A chance encounter with the seldom seen kid
You know why Manchester is a fantastic city? It is one of the few places in the world that is so abundant with raw musical talent that when you step out onto the street you can, more frequently than one might expect, come face to face with an Ivor Novello award winning artist on a ‘stomp’ around his home territory. This was the situation that I found myself a few weeks ago, when I was delighted to speak to the charismatic Guy Garvey, who fronts the world renowned rock band, Elbow.
It was only the second week of my masters degree in multimedia journalism at Manchester Metropolitan University, and only the very first time that I’d been introduced to the sound recording equipment that we’d be using for our course in order to interview the good Mancunian folk on the street. We were shown how to hold the microphones, how to eliminate the dreaded ‘pop’ that features on so many amateur recordings, and what to do in the event that we were mugged for the valuable equipment we were being trusted with. [The answer: defend it with every fiber of your being! “Take my life but not the microphone!”]. Then we were wished the best of luck, teamed up with a ‘buddy’ so as to reduce the seemingly significant risk that we might genuinely become the victims of street crime, and released on an unsuspecting public. A mini hoard of fresh-faced journalist hitting the pavement, looking high and low for a story, a scoop, or a scandal.
Had it not been for my ‘buddy’s’ extraordinary endeavor to find the nearest caffeine vendor before starting the task at hand we might not have spotted anybody worth mention at all that day! But it was with the type of sudden urgency that wouldn’t normally be associated with a person desperately low on coffee supplies that we bolted from the university building, and in doing so bumped almost immediately into the distinctive front man of the famous band.

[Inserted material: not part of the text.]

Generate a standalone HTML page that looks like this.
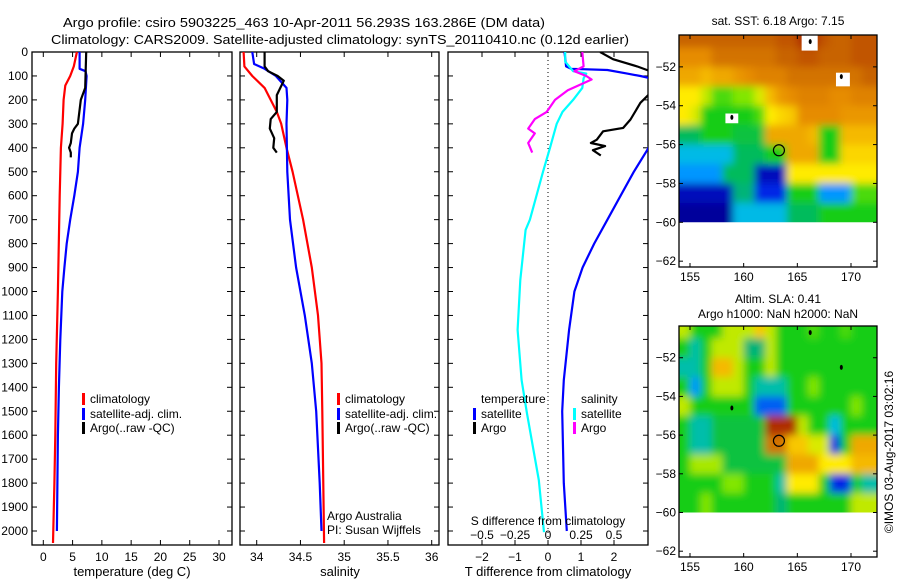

Guy Garvey has an immediately relaxing presence and was gracious enough to not only stop for an interview, but to lend his experience to two newbies in the game. He explained to us the best way to shield the mic from the wind using our bodies, and that a good interview is short, sharp and to the point.
I probed Guy with a line of hard hitting journalistic inquiry, slicing through the guff I unloaded the full force of my interrogation cannon.
“So how’s it going?… Why are you in Manchester?“, I grilled the singer.
He hit back without pause or sweat,
“just havin’ a stomp – as I call it. I’ve lived here my whole life, so at this time of year I like wanderin’ around this particular area, Oxford road, just checkin’ out the new faces”
The consummate professional, Guy went on to withstand my inquisition explaining that he was in town for a few drinks with a friend. He displayed a palpable ease at being in the city that seemed to come from a genuine affinity with the Manchester way of life. The ever changing, yet constantly familiar landscape and skyline of the city is something that I too have spent many a spare hour admiring in an aimless wander. As Guy talked he explained that he was out, simply “enjoying his city“, and soaking it all in, on his way to meet his friend – it sounded like a perfect afternoon. As a place to lose yourself amongst faces and mixed architecture, I couldn’t help but agree that there isn’t a place more enjoyable to while away the hours as Manchester on an Autumn afternoon.
I thanked him for his time and wished him a pleasant evening. Knowing that a belly full of ale was on the cards for Guy, I suspected that this brief interaction was unlikely to be the highlight of his day – but it was certainly the highlight on mine.
As first interviews go, his has certainly set the bar quite high.